A kobold and one of the dungeon's four administrators. He's responsible for personnel placement, and despite looking wimpy, he can transform into a werewolf-like creature when he's in trouble.

==Media==
===Manga===
Written and illustrated by Yasuhisa Kuma, Dungeon Friends Forever was initially published as a webcomic on the Nico Nico Seiga website on September 3, 2021. It was later acquired by Media Factory who began serializing it in its seinen manga magazine Monthly Comic Alive on January 27, 2022. Its chapters have been compiled into seven tankōbon volumes as of November 2025. The series is licensed in English by Seven Seas Entertainment.
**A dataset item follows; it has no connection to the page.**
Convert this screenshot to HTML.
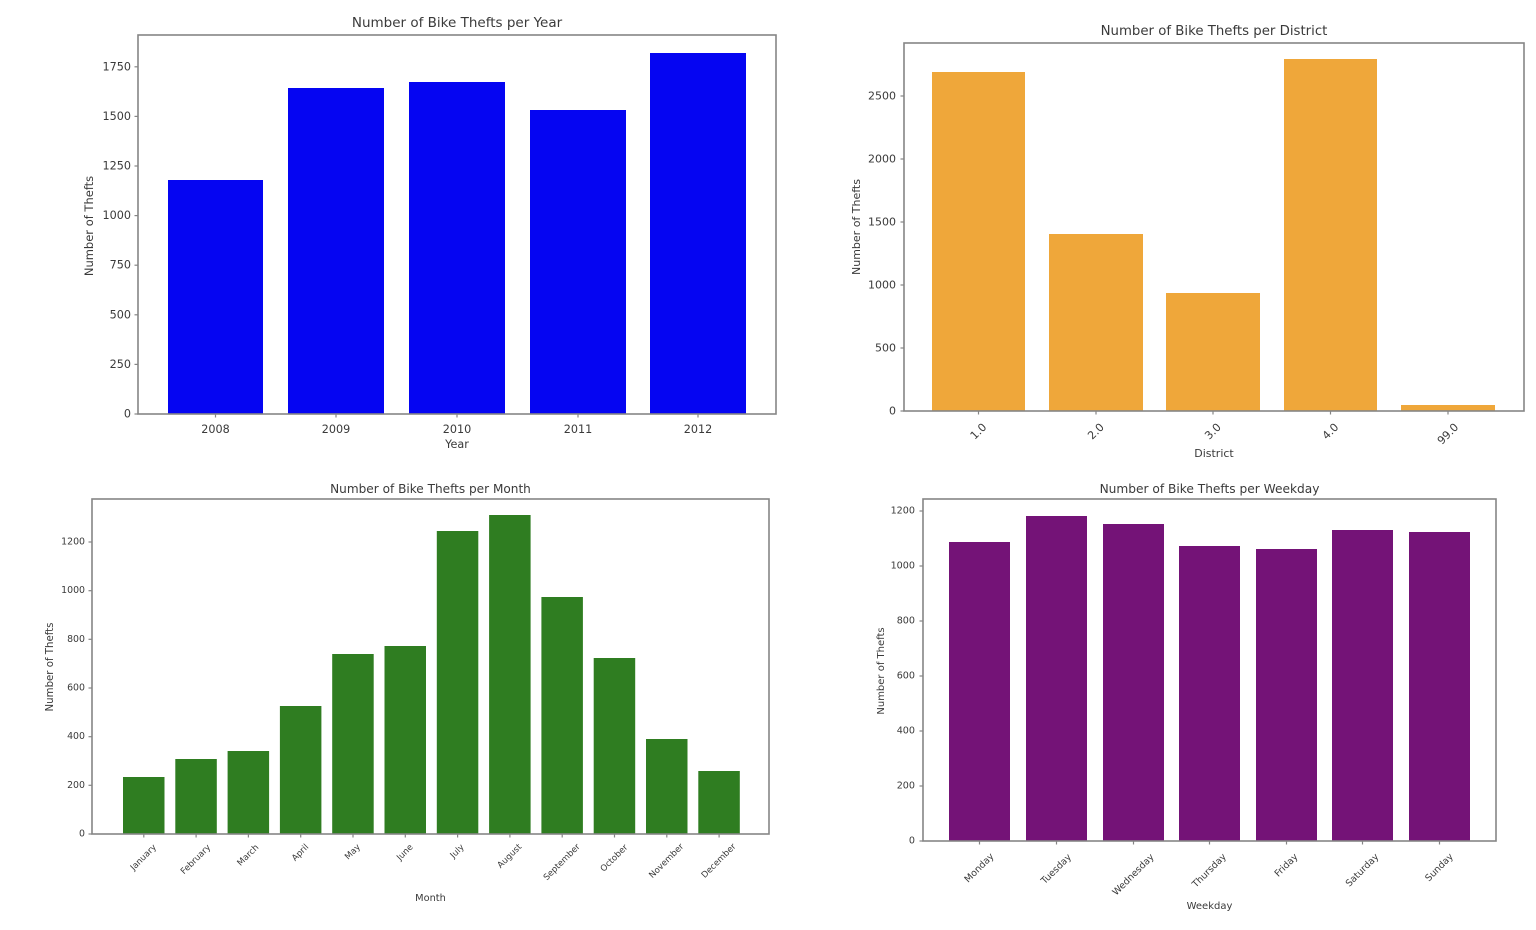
<!DOCTYPE html>
<html>
<head>
<meta charset="utf-8">
<style>
html,body{margin:0;padding:0;background:#fff;}
svg{display:block;}
text{font-family:"DejaVu Sans","Liberation Sans",sans-serif;fill:#3a3a3a;}
.sp{fill:none;stroke:#858585;stroke-width:1.6;}
.tk{stroke:#858585;stroke-width:1.2;}
</style>
</head>
<body>
<svg width="1536" height="930" viewBox="0 0 1536 930" xmlns="http://www.w3.org/2000/svg">
<rect x="0" y="0" width="1536" height="930" fill="#fff"/>

<!-- ============ TOP LEFT: per Year ============ -->
<g fill="#0505f2">
<rect x="168" y="180" width="95" height="234"/>
<rect x="288" y="88" width="96" height="326"/>
<rect x="409" y="82" width="96" height="332"/>
<rect x="530" y="110" width="96" height="304"/>
<rect x="650" y="53" width="96" height="361"/>
</g>
<rect class="sp" x="138" y="35" width="638" height="379"/>
<g class="tk">
<line x1="134.5" y1="414" x2="138" y2="414"/>
<line x1="134.5" y1="364.4" x2="138" y2="364.4"/>
<line x1="134.5" y1="314.8" x2="138" y2="314.8"/>
<line x1="134.5" y1="265.2" x2="138" y2="265.2"/>
<line x1="134.5" y1="215.6" x2="138" y2="215.6"/>
<line x1="134.5" y1="166" x2="138" y2="166"/>
<line x1="134.5" y1="116.4" x2="138" y2="116.4"/>
<line x1="134.5" y1="66.8" x2="138" y2="66.8"/>
<line x1="215.5" y1="414" x2="215.5" y2="417.5"/>
<line x1="336" y1="414" x2="336" y2="417.5"/>
<line x1="457" y1="414" x2="457" y2="417.5"/>
<line x1="578" y1="414" x2="578" y2="417.5"/>
<line x1="698" y1="414" x2="698" y2="417.5"/>
</g>
<g font-size="11.2" text-anchor="end" dominant-baseline="central">
<text x="131" y="414">0</text>
<text x="131" y="364.4">250</text>
<text x="131" y="314.8">500</text>
<text x="131" y="265.2">750</text>
<text x="131" y="215.6">1000</text>
<text x="131" y="166">1250</text>
<text x="131" y="116.4">1500</text>
<text x="131" y="66.8">1750</text>
</g>
<g font-size="11.2" text-anchor="middle">
<text x="215.5" y="433">2008</text>
<text x="336" y="433">2009</text>
<text x="457" y="433">2010</text>
<text x="578" y="433">2011</text>
<text x="698" y="433">2012</text>
<text x="457" y="448">Year</text>
</g>
<text x="457" y="27" font-size="13.5" text-anchor="middle">Number of Bike Thefts per Year</text>
<text transform="translate(93,226) rotate(-90)" font-size="11.5" text-anchor="middle">Number of Thefts</text>

<!-- ============ TOP RIGHT: per District ============ -->
<g fill="#efa73a">
<rect x="932" y="72" width="93" height="339"/>
<rect x="1049" y="234" width="94" height="177"/>
<rect x="1166" y="293" width="94" height="118"/>
<rect x="1284" y="59" width="93" height="352"/>
<rect x="1401" y="405" width="94" height="6"/>
</g>
<rect class="sp" x="904" y="43" width="620" height="368"/>
<g class="tk">
<line x1="900.5" y1="411" x2="904" y2="411"/>
<line x1="900.5" y1="348" x2="904" y2="348"/>
<line x1="900.5" y1="285" x2="904" y2="285"/>
<line x1="900.5" y1="222" x2="904" y2="222"/>
<line x1="900.5" y1="159" x2="904" y2="159"/>
<line x1="900.5" y1="96" x2="904" y2="96"/>
<line x1="978.5" y1="411" x2="978.5" y2="414.5"/>
<line x1="1096" y1="411" x2="1096" y2="414.5"/>
<line x1="1213" y1="411" x2="1213" y2="414.5"/>
<line x1="1330.5" y1="411" x2="1330.5" y2="414.5"/>
<line x1="1448" y1="411" x2="1448" y2="414.5"/>
</g>
<g font-size="11" text-anchor="end" dominant-baseline="central">
<text x="896" y="411">0</text>
<text x="896" y="348">500</text>
<text x="896" y="285">1000</text>
<text x="896" y="222">1500</text>
<text x="896" y="159">2000</text>
<text x="896" y="96">2500</text>
</g>
<g font-size="11" text-anchor="middle" dominant-baseline="central">
<text transform="translate(978.5,431.5) rotate(-45)">1.0</text>
<text transform="translate(1096,431.5) rotate(-45)">2.0</text>
<text transform="translate(1213,431.5) rotate(-45)">3.0</text>
<text transform="translate(1330.5,431.5) rotate(-45)">4.0</text>
<text transform="translate(1448,434) rotate(-45)">99.0</text>
</g>
<text x="1214" y="457" font-size="11" text-anchor="middle">District</text>
<text x="1214" y="35" font-size="13.3" text-anchor="middle">Number of Bike Thefts per District</text>
<text transform="translate(860,227) rotate(-90)" font-size="11" text-anchor="middle">Number of Thefts</text>

<!-- ============ BOTTOM LEFT: per Month ============ -->
<g fill="#2f7d21">
<rect x="123" y="777" width="41.5" height="57"/>
<rect x="175.3" y="759" width="41.5" height="75"/>
<rect x="227.6" y="751" width="41.5" height="83"/>
<rect x="279.9" y="706" width="41.5" height="128"/>
<rect x="332.2" y="654" width="41.5" height="180"/>
<rect x="384.5" y="646" width="41.5" height="188"/>
<rect x="436.8" y="531" width="41.5" height="303"/>
<rect x="489.1" y="515" width="41.5" height="319"/>
<rect x="541.4" y="597" width="41.5" height="237"/>
<rect x="593.7" y="658" width="41.5" height="176"/>
<rect x="646" y="739" width="41.5" height="95"/>
<rect x="698.3" y="771" width="41.5" height="63"/>
</g>
<rect class="sp" x="92" y="499" width="677" height="335"/>
<g class="tk">
<line x1="88.5" y1="834" x2="92" y2="834"/>
<line x1="88.5" y1="785.3" x2="92" y2="785.3"/>
<line x1="88.5" y1="736.7" x2="92" y2="736.7"/>
<line x1="88.5" y1="688" x2="92" y2="688"/>
<line x1="88.5" y1="639.3" x2="92" y2="639.3"/>
<line x1="88.5" y1="590.7" x2="92" y2="590.7"/>
<line x1="88.5" y1="542" x2="92" y2="542"/>
<line x1="143.8" y1="834" x2="143.8" y2="837.5"/>
<line x1="196.1" y1="834" x2="196.1" y2="837.5"/>
<line x1="248.4" y1="834" x2="248.4" y2="837.5"/>
<line x1="300.7" y1="834" x2="300.7" y2="837.5"/>
<line x1="353" y1="834" x2="353" y2="837.5"/>
<line x1="405.3" y1="834" x2="405.3" y2="837.5"/>
<line x1="457.6" y1="834" x2="457.6" y2="837.5"/>
<line x1="509.9" y1="834" x2="509.9" y2="837.5"/>
<line x1="562.2" y1="834" x2="562.2" y2="837.5"/>
<line x1="614.5" y1="834" x2="614.5" y2="837.5"/>
<line x1="666.8" y1="834" x2="666.8" y2="837.5"/>
<line x1="719.1" y1="834" x2="719.1" y2="837.5"/>
</g>
<g font-size="9.4" text-anchor="end" dominant-baseline="central">
<text x="85" y="834">0</text>
<text x="85" y="785.3">200</text>
<text x="85" y="736.7">400</text>
<text x="85" y="688">600</text>
<text x="85" y="639.3">800</text>
<text x="85" y="590.7">1000</text>
<text x="85" y="542">1200</text>
</g>
<g font-size="8.6" text-anchor="middle" dominant-baseline="central">
<text transform="translate(143.8,857.8) rotate(-45)">January</text>
<text transform="translate(196.1,859.8) rotate(-45)">February</text>
<text transform="translate(248.4,855.6) rotate(-45)">March</text>
<text transform="translate(300.7,853.0) rotate(-45)">April</text>
<text transform="translate(353,852.3) rotate(-45)">May</text>
<text transform="translate(405.3,852.7) rotate(-45)">June</text>
<text transform="translate(457.6,851.6) rotate(-45)">July</text>
<text transform="translate(509.9,856.5) rotate(-45)">August</text>
<text transform="translate(562.2,862.5) rotate(-45)">September</text>
<text transform="translate(614.5,858.5) rotate(-45)">October</text>
<text transform="translate(666.8,861.3) rotate(-45)">November</text>
<text transform="translate(719.1,861.2) rotate(-45)">December</text>
</g>
<text x="430.5" y="901" font-size="9.8" text-anchor="middle">Month</text>
<text x="430.5" y="493" font-size="12.1" text-anchor="middle">Number of Bike Thefts per Month</text>
<text transform="translate(53,667) rotate(-90)" font-size="10.2" text-anchor="middle">Number of Thefts</text>

<!-- ============ BOTTOM RIGHT: per Weekday ============ -->
<g fill="#741377">
<rect x="949" y="542" width="61" height="299"/>
<rect x="1026" y="516" width="61" height="325"/>
<rect x="1103" y="524" width="61" height="317"/>
<rect x="1179" y="546" width="61" height="295"/>
<rect x="1256" y="549" width="61" height="292"/>
<rect x="1332" y="530" width="61" height="311"/>
<rect x="1409" y="532" width="61" height="309"/>
</g>
<rect class="sp" x="923" y="499" width="573" height="342"/>
<g class="tk">
<line x1="919.5" y1="841" x2="923" y2="841"/>
<line x1="919.5" y1="786" x2="923" y2="786"/>
<line x1="919.5" y1="731" x2="923" y2="731"/>
<line x1="919.5" y1="676" x2="923" y2="676"/>
<line x1="919.5" y1="621" x2="923" y2="621"/>
<line x1="919.5" y1="566" x2="923" y2="566"/>
<line x1="919.5" y1="511" x2="923" y2="511"/>
<line x1="979.5" y1="841" x2="979.5" y2="844.5"/>
<line x1="1056.5" y1="841" x2="1056.5" y2="844.5"/>
<line x1="1133.5" y1="841" x2="1133.5" y2="844.5"/>
<line x1="1209.5" y1="841" x2="1209.5" y2="844.5"/>
<line x1="1286.5" y1="841" x2="1286.5" y2="844.5"/>
<line x1="1362.5" y1="841" x2="1362.5" y2="844.5"/>
<line x1="1439.5" y1="841" x2="1439.5" y2="844.5"/>
</g>
<g font-size="9.6" text-anchor="end" dominant-baseline="central">
<text x="915" y="841">0</text>
<text x="915" y="786">200</text>
<text x="915" y="731">400</text>
<text x="915" y="676">600</text>
<text x="915" y="621">800</text>
<text x="915" y="566">1000</text>
<text x="915" y="511">1200</text>
</g>
<g font-size="9.4" text-anchor="middle" dominant-baseline="central">
<text transform="translate(979.5,868.1) rotate(-45)">Monday</text>
<text transform="translate(1056.5,869.3) rotate(-45)">Tuesday</text>
<text transform="translate(1133.5,874.9) rotate(-45)">Wednesday</text>
<text transform="translate(1209.5,870.8) rotate(-45)">Thursday</text>
<text transform="translate(1286.5,865.5) rotate(-45)">Friday</text>
<text transform="translate(1362.5,870.4) rotate(-45)">Saturday</text>
<text transform="translate(1439.5,867.7) rotate(-45)">Sunday</text>
</g>
<text x="1209.5" y="909" font-size="10" text-anchor="middle">Weekday</text>
<text x="1209.5" y="493" font-size="12.2" text-anchor="middle">Number of Bike Thefts per Weekday</text>
<text transform="translate(884,671) rotate(-90)" font-size="10" text-anchor="middle">Number of Thefts</text>
</svg>
</body>
</html>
| No. | Original release date | Original ISBN | North American release date | North American ISBN |
| 1 | June 22, 2022 | 978-4-04-681436-4 | October 17, 2023 | 979-8-88843-024-8 |
| "Childhood Friends in a Dungeon"; "Childhood Friends from an Early Age"; "Childhood Friends Stay Wholesome"; "Childhood Friends Get Worried"; "Childhood Friends Don't Get Charmed?"; | "Childhood Friends Go Exploring"; "Childhood Friends Are as Close as Can Be"; "Childhood Friends Are Safe with Us"; "Childhood Friends Get Mad"; |
| 2 | January 23, 2023 | 978-4-04-682063-1 | March 5, 2024 | 979-8-88843-351-5 |
| "There Can Never Be Enough Childhood Friends"; "Minotaurs Make Great Bosses"; "The Four Idiots in a Tight Spot"; "A Terrifying Maid"; "Happie Goes Fishing"; "Childhood Friends Become New Monsters"; | "Childhood Friends Get Split in Half"; "Childhood Friends Have Strong Mothers"; "Childhood Friends Attract Stans"; Bonus: "Childhood Friends, Year Two"; Recording Session Report; |
| 3 | August 22, 2023 | 978-4-04-682690-9 | October 1, 2024 | 979-8-89160-177-2 |
| "Happie Dies"; "Childhood Friends Show Them Up"; "Childhood Friends Are in Love?!"; "Happy Childhood Friends Make Up Happy"; "Childhood Friends Work Well Together"; | "Orc Tries Training Childhood Friends"; "Exiling Childhood Friends Is a No-Go"; "Another Day of Childhood Friends"; "Childhood Friends Show Up Suddenly"; Bonus: "Childhood Friends Meet a Fluffy Pal"; |
| 4 | March 23, 2024 | 978-4-04-683391-4 | March 25, 2025 | 979-8-89373-133-0 |
| "My Childhood Friend, the Great Hero"; "Childhood Friends Show Pity"; "Childhood Friends in a Dungeon, Again"; "Do Childhood Friends Count as a Kink?"; "Childhood Friends are Utter Monsters"; | "Childhood Friends Relive Old Memories"; "Heroes Are Benevolent"; "Childhood Friends Slip Undetected"; Bonus: "Popularity Poll Results"; |
| 5 | October 22, 2024 | 978-4-04-683929-9 | September 9, 2025 | 979-8-89373-938-1 |
| "Childhood Friends Get Caught"; "The Four Idiots Show Their Strength"; "Childhood Friends Are Obvious at a Glance"; "Dragons Tend to Be Introverts"; "Childhood Friends Are Meat Eaters"; | "Childhood Friends Are Fiery and Pure of Heart"; "There Should Always Be One Reliable Childhood Friend"; "Kobolds Prefer One-Pieces"; "High Hopes for Childhood Friends"; Bonus; |
| 6 | March 22, 2025 | 978-4-04-684481-1 | March 10, 2026 | 979-8-89765-115-3 |
| "Childhood Friends Live It Up"; "Childhood Friends Go Beast Mode"; "Childhood Friends Drop a Bombshell"; "Childhood Friends Finally Admit It"; "Childhood Friends Are Scum"; | "Childhood Friends Better Not Have Relationship Woes"; "Childhood Friends Become Ultimate Goblins"; Side Story: "Childhood Friends Shouldn't Be Discussed"; Bonus; |
| 7 | November 21, 2025 | 978-4-04-685319-6 | September 29, 2026 | 979-8-89863-177-2 |

===Other===
In commemoration of the release of the first volume, a voice comic adaptation was uploaded to the Kadokawa YouTube channel on the same day. The voice comic featured the voices of Ayane Sakura and Yoshitsugu Matsuoka.

==Reception==
The series was nominated for the eighth Next Manga Awards in 2022 in the web category. The series was also nominated for the tenth edition in 2024 in the print category.